◆ **Data block**:
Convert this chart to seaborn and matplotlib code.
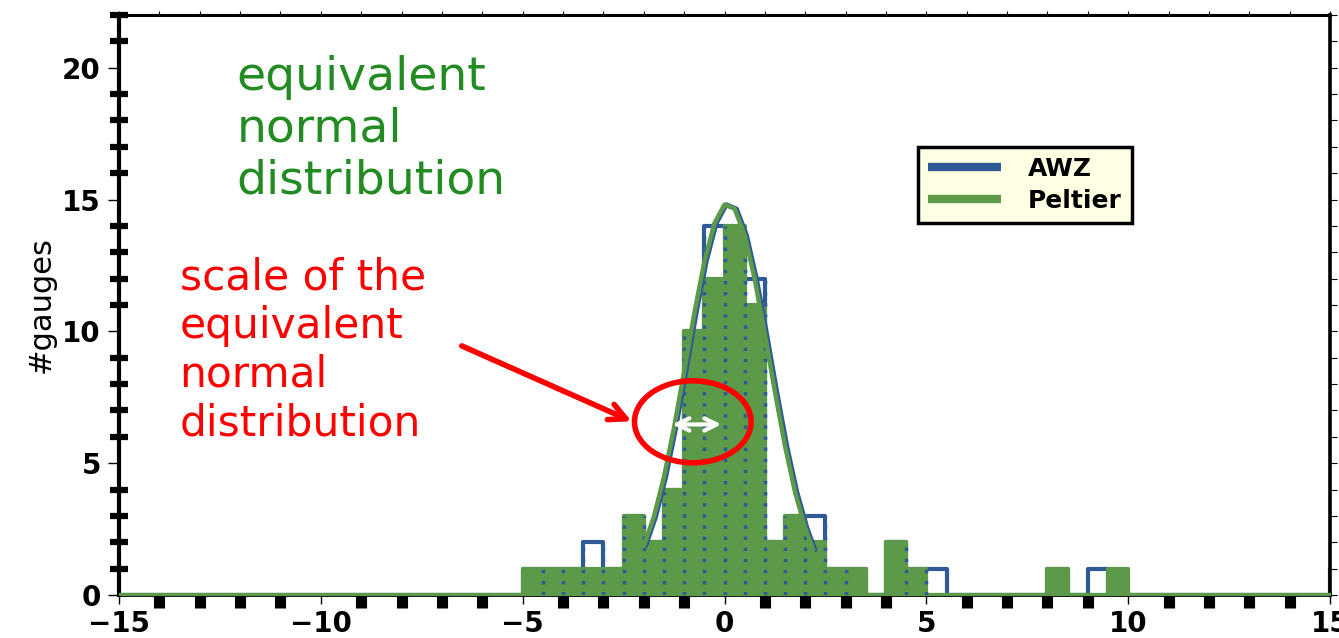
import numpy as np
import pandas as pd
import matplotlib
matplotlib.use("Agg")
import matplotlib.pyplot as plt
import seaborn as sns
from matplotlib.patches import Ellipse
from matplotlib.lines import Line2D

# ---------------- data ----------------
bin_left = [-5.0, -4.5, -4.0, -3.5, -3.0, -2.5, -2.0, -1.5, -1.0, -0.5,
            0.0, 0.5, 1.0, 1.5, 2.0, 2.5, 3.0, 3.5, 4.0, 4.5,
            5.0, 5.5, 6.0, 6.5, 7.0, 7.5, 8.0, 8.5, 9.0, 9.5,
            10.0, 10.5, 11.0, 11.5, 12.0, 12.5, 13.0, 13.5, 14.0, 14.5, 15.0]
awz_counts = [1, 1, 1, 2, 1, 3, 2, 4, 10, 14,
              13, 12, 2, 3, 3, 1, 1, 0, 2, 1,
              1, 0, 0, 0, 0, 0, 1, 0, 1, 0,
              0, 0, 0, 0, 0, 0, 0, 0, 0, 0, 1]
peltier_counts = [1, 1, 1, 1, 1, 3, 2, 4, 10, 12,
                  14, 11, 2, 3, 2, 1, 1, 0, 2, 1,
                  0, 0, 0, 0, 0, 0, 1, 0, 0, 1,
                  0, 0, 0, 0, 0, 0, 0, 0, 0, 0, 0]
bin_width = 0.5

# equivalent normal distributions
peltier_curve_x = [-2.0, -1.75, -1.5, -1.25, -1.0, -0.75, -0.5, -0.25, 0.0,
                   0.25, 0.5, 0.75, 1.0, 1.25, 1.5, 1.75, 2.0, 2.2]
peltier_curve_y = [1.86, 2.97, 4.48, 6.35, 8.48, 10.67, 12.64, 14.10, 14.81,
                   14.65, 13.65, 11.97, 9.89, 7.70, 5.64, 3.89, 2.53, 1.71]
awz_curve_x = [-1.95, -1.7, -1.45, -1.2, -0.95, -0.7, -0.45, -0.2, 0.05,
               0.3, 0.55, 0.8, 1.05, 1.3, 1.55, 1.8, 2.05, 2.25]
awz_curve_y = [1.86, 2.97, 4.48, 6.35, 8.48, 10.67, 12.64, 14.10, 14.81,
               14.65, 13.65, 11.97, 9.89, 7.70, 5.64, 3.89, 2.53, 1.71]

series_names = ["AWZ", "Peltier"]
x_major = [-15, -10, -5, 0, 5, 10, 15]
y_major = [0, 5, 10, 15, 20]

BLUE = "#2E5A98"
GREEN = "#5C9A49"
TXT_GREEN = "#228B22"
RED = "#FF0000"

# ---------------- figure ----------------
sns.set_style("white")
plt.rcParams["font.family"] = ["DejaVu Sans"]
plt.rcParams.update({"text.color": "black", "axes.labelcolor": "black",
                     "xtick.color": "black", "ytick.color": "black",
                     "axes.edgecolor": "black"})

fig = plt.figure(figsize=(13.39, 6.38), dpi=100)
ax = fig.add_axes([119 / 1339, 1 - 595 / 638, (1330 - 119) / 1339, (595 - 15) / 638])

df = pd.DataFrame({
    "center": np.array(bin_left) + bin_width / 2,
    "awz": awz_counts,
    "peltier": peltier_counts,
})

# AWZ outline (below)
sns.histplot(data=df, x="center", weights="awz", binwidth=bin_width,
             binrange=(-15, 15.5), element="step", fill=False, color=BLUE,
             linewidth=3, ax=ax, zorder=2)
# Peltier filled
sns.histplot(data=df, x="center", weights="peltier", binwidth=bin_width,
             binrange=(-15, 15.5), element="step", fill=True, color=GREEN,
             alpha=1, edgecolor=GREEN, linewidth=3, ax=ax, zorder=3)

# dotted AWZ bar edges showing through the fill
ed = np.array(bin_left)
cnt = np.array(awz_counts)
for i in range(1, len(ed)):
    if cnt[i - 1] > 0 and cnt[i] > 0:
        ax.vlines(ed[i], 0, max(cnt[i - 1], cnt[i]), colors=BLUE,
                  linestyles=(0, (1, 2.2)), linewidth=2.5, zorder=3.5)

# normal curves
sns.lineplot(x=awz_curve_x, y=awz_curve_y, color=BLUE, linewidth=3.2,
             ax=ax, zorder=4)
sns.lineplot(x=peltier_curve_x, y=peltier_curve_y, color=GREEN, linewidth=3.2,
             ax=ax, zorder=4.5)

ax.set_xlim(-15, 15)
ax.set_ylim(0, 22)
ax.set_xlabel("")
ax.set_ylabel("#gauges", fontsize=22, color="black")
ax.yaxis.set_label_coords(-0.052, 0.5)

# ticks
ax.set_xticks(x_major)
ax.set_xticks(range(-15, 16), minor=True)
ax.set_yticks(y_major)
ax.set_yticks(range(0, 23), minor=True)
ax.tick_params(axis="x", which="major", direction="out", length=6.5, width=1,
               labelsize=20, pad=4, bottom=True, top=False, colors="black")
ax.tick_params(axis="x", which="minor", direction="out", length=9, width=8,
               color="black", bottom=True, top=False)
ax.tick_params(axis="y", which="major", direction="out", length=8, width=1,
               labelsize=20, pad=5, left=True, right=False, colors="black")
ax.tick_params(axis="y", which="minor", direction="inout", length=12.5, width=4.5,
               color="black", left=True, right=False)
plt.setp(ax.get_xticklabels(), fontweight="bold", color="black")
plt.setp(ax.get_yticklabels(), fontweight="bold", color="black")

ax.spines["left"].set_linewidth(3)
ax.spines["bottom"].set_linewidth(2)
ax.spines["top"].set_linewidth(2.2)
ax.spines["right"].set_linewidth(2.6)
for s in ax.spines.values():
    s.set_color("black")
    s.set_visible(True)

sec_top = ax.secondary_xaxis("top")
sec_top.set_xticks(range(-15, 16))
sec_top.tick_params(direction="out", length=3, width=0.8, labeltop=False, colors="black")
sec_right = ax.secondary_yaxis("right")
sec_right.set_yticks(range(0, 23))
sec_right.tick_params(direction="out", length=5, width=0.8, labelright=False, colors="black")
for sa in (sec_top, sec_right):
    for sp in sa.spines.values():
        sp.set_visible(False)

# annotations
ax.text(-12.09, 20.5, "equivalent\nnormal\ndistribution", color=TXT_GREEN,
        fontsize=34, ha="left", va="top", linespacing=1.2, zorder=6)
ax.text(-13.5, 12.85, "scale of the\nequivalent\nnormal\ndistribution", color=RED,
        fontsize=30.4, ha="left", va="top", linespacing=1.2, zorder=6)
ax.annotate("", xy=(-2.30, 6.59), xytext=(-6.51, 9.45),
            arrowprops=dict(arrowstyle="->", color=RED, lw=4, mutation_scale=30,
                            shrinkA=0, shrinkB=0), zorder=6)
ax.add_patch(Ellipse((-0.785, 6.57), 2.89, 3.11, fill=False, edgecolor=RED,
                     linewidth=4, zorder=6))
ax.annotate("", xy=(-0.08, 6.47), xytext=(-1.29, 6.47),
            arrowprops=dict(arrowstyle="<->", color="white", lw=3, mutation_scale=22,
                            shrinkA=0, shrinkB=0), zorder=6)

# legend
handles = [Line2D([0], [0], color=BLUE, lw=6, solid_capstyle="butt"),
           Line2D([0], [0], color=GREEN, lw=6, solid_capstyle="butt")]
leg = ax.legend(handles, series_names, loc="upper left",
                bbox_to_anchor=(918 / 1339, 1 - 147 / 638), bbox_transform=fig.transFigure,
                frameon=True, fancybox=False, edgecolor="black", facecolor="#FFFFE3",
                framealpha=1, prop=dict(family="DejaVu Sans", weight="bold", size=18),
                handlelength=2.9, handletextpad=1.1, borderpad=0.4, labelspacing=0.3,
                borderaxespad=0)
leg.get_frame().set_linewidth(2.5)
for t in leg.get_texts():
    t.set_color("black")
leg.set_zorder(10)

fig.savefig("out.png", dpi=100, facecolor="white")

◆ **Written task**: Quote the data exactly, leaving every image out of the copy.

◆ **Answer to the task**:
Convert this chart to seaborn and matplotlib code.
import numpy as np
import pandas as pd
import matplotlib
matplotlib.use("Agg")
import matplotlib.pyplot as plt
import seaborn as sns
from matplotlib.patches import Ellipse
from matplotlib.lines import Line2D

# ---------------- data ----------------
bin_left = [-5.0, -4.5, -4.0, -3.5, -3.0, -2.5, -2.0, -1.5, -1.0, -0.5,
            0.0, 0.5, 1.0, 1.5, 2.0, 2.5, 3.0, 3.5, 4.0, 4.5,
            5.0, 5.5, 6.0, 6.5, 7.0, 7.5, 8.0, 8.5, 9.0, 9.5,
            10.0, 10.5, 11.0, 11.5, 12.0, 12.5, 13.0, 13.5, 14.0, 14.5, 15.0]
awz_counts = [1, 1, 1, 2, 1, 3, 2, 4, 10, 14,
              13, 12, 2, 3, 3, 1, 1, 0, 2, 1,
              1, 0, 0, 0, 0, 0, 1, 0, 1, 0,
              0, 0, 0, 0, 0, 0, 0, 0, 0, 0, 1]
peltier_counts = [1, 1, 1, 1, 1, 3, 2, 4, 10, 12,
                  14, 11, 2, 3, 2, 1, 1, 0, 2, 1,
                  0, 0, 0, 0, 0, 0, 1, 0, 0, 1,
                  0, 0, 0, 0, 0, 0, 0, 0, 0, 0, 0]
bin_width = 0.5

# equivalent normal distributions
peltier_curve_x = [-2.0, -1.75, -1.5, -1.25, -1.0, -0.75, -0.5, -0.25, 0.0,
                   0.25, 0.5, 0.75, 1.0, 1.25, 1.5, 1.75, 2.0, 2.2]
peltier_curve_y = [1.86, 2.97, 4.48, 6.35, 8.48, 10.67, 12.64, 14.10, 14.81,
                   14.65, 13.65, 11.97, 9.89, 7.70, 5.64, 3.89, 2.53, 1.71]
awz_curve_x = [-1.95, -1.7, -1.45, -1.2, -0.95, -0.7, -0.45, -0.2, 0.05,
               0.3, 0.55, 0.8, 1.05, 1.3, 1.55, 1.8, 2.05, 2.25]
awz_curve_y = [1.86, 2.97, 4.48, 6.35, 8.48, 10.67, 12.64, 14.10, 14.81,
               14.65, 13.65, 11.97, 9.89, 7.70, 5.64, 3.89, 2.53, 1.71]

series_names = ["AWZ", "Peltier"]
x_major = [-15, -10, -5, 0, 5, 10, 15]
y_major = [0, 5, 10, 15, 20]

BLUE = "#2E5A98"
GREEN = "#5C9A49"
TXT_GREEN = "#228B22"
RED = "#FF0000"

# ---------------- figure ----------------
sns.set_style("white")
plt.rcParams["font.family"] = ["DejaVu Sans"]
plt.rcParams.update({"text.color": "black", "axes.labelcolor": "black",
                     "xtick.color": "black", "ytick.color": "black",
                     "axes.edgecolor": "black"})

fig = plt.figure(figsize=(13.39, 6.38), dpi=100)
ax = fig.add_axes([119 / 1339, 1 - 595 / 638, (1330 - 119) / 1339, (595 - 15) / 638])

df = pd.DataFrame({
    "center": np.array(bin_left) + bin_width / 2,
    "awz": awz_counts,
    "peltier": peltier_counts,
})

# AWZ outline (below)
sns.histplot(data=df, x="center", weights="awz", binwidth=bin_width,
             binrange=(-15, 15.5), element="step", fill=False, color=BLUE,
             linewidth=3, ax=ax, zorder=2)
# Peltier filled
sns.histplot(data=df, x="center", weights="peltier", binwidth=bin_width,
             binrange=(-15, 15.5), element="step", fill=True, color=GREEN,
             alpha=1, edgecolor=GREEN, linewidth=3, ax=ax, zorder=3)

# dotted AWZ bar edges showing through the fill
ed = np.array(bin_left)
cnt = np.array(awz_counts)
for i in range(1, len(ed)):
    if cnt[i - 1] > 0 and cnt[i] > 0:
        ax.vlines(ed[i], 0, max(cnt[i - 1], cnt[i]), colors=BLUE,
                  linestyles=(0, (1, 2.2)), linewidth=2.5, zorder=3.5)

# normal curves
sns.lineplot(x=awz_curve_x, y=awz_curve_y, color=BLUE, linewidth=3.2,
             ax=ax, zorder=4)
sns.lineplot(x=peltier_curve_x, y=peltier_curve_y, color=GREEN, linewidth=3.2,
             ax=ax, zorder=4.5)

ax.set_xlim(-15, 15)
ax.set_ylim(0, 22)
ax.set_xlabel("")
ax.set_ylabel("#gauges", fontsize=22, color="black")
ax.yaxis.set_label_coords(-0.052, 0.5)

# ticks
ax.set_xticks(x_major)
ax.set_xticks(range(-15, 16), minor=True)
ax.set_yticks(y_major)
ax.set_yticks(range(0, 23), minor=True)
ax.tick_params(axis="x", which="major", direction="out", length=6.5, width=1,
               labelsize=20, pad=4, bottom=True, top=False, colors="black")
ax.tick_params(axis="x", which="minor", direction="out", length=9, width=8,
               color="black", bottom=True, top=False)
ax.tick_params(axis="y", which="major", direction="out", length=8, width=1,
               labelsize=20, pad=5, left=True, right=False, colors="black")
ax.tick_params(axis="y", which="minor", direction="inout", length=12.5, width=4.5,
               color="black", left=True, right=False)
plt.setp(ax.get_xticklabels(), fontweight="bold", color="black")
plt.setp(ax.get_yticklabels(), fontweight="bold", color="black")

ax.spines["left"].set_linewidth(3)
ax.spines["bottom"].set_linewidth(2)
ax.spines["top"].set_linewidth(2.2)
ax.spines["right"].set_linewidth(2.6)
for s in ax.spines.values():
    s.set_color("black")
    s.set_visible(True)

sec_top = ax.secondary_xaxis("top")
sec_top.set_xticks(range(-15, 16))
sec_top.tick_params(direction="out", length=3, width=0.8, labeltop=False, colors="black")
sec_right = ax.secondary_yaxis("right")
sec_right.set_yticks(range(0, 23))
sec_right.tick_params(direction="out", length=5, width=0.8, labelright=False, colors="black")
for sa in (sec_top, sec_right):
    for sp in sa.spines.values():
        sp.set_visible(False)

# annotations
ax.text(-12.09, 20.5, "equivalent\nnormal\ndistribution", color=TXT_GREEN,
        fontsize=34, ha="left", va="top", linespacing=1.2, zorder=6)
ax.text(-13.5, 12.85, "scale of the\nequivalent\nnormal\ndistribution", color=RED,
        fontsize=30.4, ha="left", va="top", linespacing=1.2, zorder=6)
ax.annotate("", xy=(-2.30, 6.59), xytext=(-6.51, 9.45),
            arrowprops=dict(arrowstyle="->", color=RED, lw=4, mutation_scale=30,
                            shrinkA=0, shrinkB=0), zorder=6)
ax.add_patch(Ellipse((-0.785, 6.57), 2.89, 3.11, fill=False, edgecolor=RED,
                     linewidth=4, zorder=6))
ax.annotate("", xy=(-0.08, 6.47), xytext=(-1.29, 6.47),
            arrowprops=dict(arrowstyle="<->", color="white", lw=3, mutation_scale=22,
                            shrinkA=0, shrinkB=0), zorder=6)

# legend
handles = [Line2D([0], [0], color=BLUE, lw=6, solid_capstyle="butt"),
           Line2D([0], [0], color=GREEN, lw=6, solid_capstyle="butt")]
leg = ax.legend(handles, series_names, loc="upper left",
                bbox_to_anchor=(918 / 1339, 1 - 147 / 638), bbox_transform=fig.transFigure,
                frameon=True, fancybox=False, edgecolor="black", facecolor="#FFFFE3",
                framealpha=1, prop=dict(family="DejaVu Sans", weight="bold", size=18),
                handlelength=2.9, handletextpad=1.1, borderpad=0.4, labelspacing=0.3,
                borderaxespad=0)
leg.get_frame().set_linewidth(2.5)
for t in leg.get_texts():
    t.set_color("black")
leg.set_zorder(10)

fig.savefig("out.png", dpi=100, facecolor="white")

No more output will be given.